- _Data_
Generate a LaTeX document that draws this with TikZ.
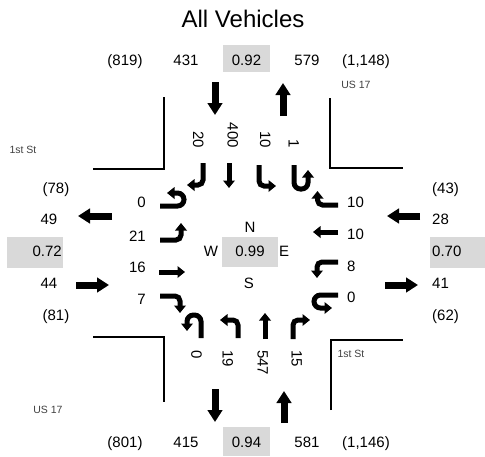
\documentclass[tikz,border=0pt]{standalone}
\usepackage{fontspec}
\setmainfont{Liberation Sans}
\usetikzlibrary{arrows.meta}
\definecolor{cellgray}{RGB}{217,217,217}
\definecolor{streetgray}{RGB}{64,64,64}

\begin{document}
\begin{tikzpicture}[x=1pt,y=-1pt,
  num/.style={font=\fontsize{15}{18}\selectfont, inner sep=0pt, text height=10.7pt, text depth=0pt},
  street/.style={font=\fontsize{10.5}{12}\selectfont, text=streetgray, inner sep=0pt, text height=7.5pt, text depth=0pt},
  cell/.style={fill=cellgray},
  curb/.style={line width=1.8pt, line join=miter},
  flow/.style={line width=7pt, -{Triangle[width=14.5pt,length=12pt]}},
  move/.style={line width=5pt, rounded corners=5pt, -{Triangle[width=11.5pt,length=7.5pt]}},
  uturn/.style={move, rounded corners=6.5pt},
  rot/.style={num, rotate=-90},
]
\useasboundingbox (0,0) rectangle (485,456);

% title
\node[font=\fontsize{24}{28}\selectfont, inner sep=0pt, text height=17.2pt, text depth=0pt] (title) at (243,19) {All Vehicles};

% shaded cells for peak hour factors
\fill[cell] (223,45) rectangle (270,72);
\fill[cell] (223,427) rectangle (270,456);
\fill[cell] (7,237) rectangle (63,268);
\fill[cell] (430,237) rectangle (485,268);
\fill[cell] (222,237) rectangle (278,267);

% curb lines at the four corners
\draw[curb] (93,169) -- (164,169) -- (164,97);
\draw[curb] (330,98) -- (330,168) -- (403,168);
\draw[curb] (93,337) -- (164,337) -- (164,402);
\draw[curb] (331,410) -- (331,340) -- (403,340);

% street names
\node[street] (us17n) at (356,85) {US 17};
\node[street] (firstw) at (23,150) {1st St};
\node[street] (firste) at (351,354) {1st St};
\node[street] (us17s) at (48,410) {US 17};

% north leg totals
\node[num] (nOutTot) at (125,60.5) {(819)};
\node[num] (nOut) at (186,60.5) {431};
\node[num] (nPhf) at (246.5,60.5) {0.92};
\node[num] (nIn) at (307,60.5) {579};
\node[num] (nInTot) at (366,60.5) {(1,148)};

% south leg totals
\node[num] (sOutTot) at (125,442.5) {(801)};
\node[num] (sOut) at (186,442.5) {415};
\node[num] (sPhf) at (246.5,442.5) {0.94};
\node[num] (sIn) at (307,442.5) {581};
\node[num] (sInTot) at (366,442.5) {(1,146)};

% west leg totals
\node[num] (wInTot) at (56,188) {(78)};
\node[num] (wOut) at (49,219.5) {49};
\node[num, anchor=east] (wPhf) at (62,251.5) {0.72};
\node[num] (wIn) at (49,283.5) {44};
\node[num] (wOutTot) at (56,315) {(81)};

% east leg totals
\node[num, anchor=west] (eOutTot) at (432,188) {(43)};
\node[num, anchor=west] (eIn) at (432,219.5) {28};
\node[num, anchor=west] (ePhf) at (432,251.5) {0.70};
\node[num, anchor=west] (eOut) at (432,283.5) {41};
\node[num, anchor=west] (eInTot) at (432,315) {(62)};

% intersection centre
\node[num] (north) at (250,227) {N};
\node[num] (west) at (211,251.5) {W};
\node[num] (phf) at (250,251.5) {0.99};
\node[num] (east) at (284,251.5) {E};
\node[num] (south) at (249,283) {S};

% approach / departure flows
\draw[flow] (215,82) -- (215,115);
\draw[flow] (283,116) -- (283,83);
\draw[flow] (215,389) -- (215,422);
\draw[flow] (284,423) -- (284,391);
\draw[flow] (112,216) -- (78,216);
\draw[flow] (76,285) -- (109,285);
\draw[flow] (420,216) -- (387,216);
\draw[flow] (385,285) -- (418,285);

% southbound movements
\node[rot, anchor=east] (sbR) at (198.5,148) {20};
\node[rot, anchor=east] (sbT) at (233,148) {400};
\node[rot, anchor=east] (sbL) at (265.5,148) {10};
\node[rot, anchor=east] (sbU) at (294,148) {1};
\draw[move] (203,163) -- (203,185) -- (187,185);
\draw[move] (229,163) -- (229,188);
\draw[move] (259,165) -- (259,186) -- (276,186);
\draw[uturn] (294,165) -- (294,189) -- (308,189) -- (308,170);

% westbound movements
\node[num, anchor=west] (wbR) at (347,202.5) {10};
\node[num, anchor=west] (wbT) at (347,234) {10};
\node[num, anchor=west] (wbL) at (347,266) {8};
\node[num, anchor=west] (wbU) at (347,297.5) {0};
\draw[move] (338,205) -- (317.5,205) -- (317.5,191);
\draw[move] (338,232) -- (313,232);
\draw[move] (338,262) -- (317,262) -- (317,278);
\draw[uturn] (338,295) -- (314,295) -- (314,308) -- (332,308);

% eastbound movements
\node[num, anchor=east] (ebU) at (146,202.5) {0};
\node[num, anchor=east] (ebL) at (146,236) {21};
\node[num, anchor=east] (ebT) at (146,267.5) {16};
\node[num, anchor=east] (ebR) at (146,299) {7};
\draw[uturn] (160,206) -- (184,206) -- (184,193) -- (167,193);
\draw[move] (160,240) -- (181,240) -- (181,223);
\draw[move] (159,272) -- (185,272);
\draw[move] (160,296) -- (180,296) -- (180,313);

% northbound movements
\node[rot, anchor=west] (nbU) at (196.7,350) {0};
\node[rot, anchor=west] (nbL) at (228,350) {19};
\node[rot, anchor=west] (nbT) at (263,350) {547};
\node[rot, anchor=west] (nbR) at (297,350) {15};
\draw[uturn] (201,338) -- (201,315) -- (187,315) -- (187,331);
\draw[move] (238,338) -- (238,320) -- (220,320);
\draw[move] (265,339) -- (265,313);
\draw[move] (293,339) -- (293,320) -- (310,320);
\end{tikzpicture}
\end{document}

- _What this task involves_
Give back exactly the lines from the first line of the data through the line with "text height=17.2pt, text", pictures excluded.

- _Complete output_
Generate a LaTeX document that draws this with TikZ.
\documentclass[tikz,border=0pt]{standalone}
\usepackage{fontspec}
\setmainfont{Liberation Sans}
\usetikzlibrary{arrows.meta}
\definecolor{cellgray}{RGB}{217,217,217}
\definecolor{streetgray}{RGB}{64,64,64}

\begin{document}
\begin{tikzpicture}[x=1pt,y=-1pt,
  num/.style={font=\fontsize{15}{18}\selectfont, inner sep=0pt, text height=10.7pt, text depth=0pt},
  street/.style={font=\fontsize{10.5}{12}\selectfont, text=streetgray, inner sep=0pt, text height=7.5pt, text depth=0pt},
  cell/.style={fill=cellgray},
  curb/.style={line width=1.8pt, line join=miter},
  flow/.style={line width=7pt, -{Triangle[width=14.5pt,length=12pt]}},
  move/.style={line width=5pt, rounded corners=5pt, -{Triangle[width=11.5pt,length=7.5pt]}},
  uturn/.style={move, rounded corners=6.5pt},
  rot/.style={num, rotate=-90},
]
\useasboundingbox (0,0) rectangle (485,456);

% title
\node[font=\fontsize{24}{28}\selectfont, inner sep=0pt, text height=17.2pt, text depth=0pt] (title) at (243,19) {All Vehicles};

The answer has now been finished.